Every line that holds the string "this" is to be identified and copied.

● Extracted information
:::::

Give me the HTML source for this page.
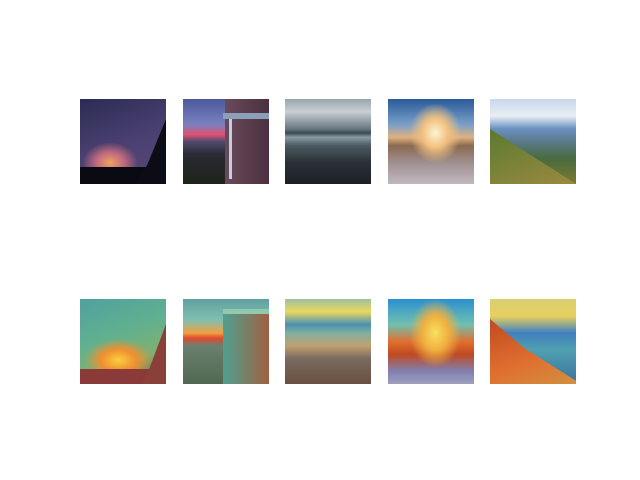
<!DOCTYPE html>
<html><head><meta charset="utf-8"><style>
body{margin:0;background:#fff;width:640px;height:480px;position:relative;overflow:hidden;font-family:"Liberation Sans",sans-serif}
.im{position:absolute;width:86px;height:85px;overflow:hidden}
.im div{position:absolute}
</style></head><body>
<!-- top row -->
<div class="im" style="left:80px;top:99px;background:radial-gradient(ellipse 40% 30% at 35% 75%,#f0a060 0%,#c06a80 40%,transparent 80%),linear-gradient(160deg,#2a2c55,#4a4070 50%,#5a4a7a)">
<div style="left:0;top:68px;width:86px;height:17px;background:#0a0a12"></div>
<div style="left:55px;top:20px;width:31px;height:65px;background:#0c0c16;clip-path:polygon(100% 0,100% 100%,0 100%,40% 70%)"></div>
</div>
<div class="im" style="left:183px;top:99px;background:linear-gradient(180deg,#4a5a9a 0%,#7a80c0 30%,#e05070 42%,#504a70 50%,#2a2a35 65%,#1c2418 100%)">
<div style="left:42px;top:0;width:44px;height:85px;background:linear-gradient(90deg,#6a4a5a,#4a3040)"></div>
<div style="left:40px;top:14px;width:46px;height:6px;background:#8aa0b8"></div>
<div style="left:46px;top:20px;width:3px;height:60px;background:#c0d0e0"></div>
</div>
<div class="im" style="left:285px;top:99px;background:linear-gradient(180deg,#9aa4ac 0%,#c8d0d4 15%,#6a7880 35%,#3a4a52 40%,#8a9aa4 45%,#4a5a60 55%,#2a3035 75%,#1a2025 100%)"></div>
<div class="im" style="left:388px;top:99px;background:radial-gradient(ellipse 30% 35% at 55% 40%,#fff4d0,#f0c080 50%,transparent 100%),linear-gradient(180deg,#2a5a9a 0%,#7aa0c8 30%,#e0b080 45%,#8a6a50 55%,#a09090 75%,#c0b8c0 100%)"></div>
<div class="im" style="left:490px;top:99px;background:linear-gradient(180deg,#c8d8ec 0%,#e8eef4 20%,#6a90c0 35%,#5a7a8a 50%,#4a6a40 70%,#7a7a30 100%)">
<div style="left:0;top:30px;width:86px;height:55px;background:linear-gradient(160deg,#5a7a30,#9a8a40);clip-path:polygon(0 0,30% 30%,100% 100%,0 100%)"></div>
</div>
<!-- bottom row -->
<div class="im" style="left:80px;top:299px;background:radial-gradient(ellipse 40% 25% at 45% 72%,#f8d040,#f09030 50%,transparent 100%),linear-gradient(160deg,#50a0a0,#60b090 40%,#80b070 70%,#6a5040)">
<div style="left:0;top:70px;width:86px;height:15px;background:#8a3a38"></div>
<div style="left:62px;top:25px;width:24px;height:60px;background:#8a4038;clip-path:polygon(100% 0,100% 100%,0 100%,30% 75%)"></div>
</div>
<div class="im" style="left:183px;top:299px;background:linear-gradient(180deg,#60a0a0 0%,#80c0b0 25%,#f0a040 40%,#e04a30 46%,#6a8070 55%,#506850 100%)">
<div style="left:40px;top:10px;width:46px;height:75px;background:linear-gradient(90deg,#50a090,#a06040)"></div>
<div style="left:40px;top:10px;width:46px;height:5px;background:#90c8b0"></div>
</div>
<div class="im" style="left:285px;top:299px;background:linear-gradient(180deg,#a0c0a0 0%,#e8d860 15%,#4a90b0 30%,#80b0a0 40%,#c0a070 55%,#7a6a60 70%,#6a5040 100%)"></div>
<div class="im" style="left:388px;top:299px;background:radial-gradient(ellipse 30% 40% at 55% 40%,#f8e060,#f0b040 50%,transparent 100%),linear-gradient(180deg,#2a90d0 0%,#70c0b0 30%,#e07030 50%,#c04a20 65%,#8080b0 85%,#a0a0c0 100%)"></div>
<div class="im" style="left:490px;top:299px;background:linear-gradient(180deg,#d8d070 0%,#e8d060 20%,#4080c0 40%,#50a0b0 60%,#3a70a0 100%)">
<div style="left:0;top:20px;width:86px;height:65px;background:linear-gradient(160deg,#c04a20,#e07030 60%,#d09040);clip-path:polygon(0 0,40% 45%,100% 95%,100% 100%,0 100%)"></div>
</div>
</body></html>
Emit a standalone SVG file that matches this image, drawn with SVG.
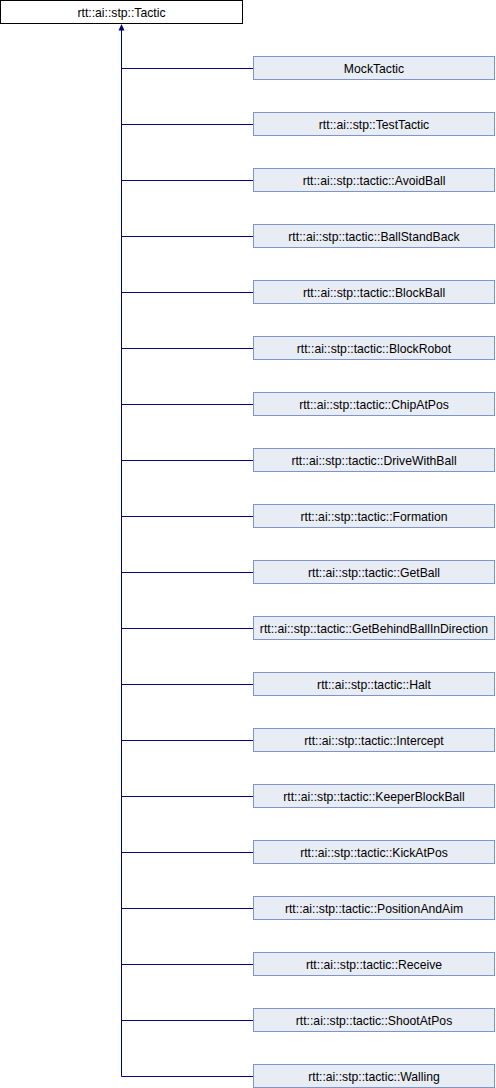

:::::

● Task answer
Give me the HTML source for this page.
Emit a standalone SVG file that matches this image, drawn with SVG.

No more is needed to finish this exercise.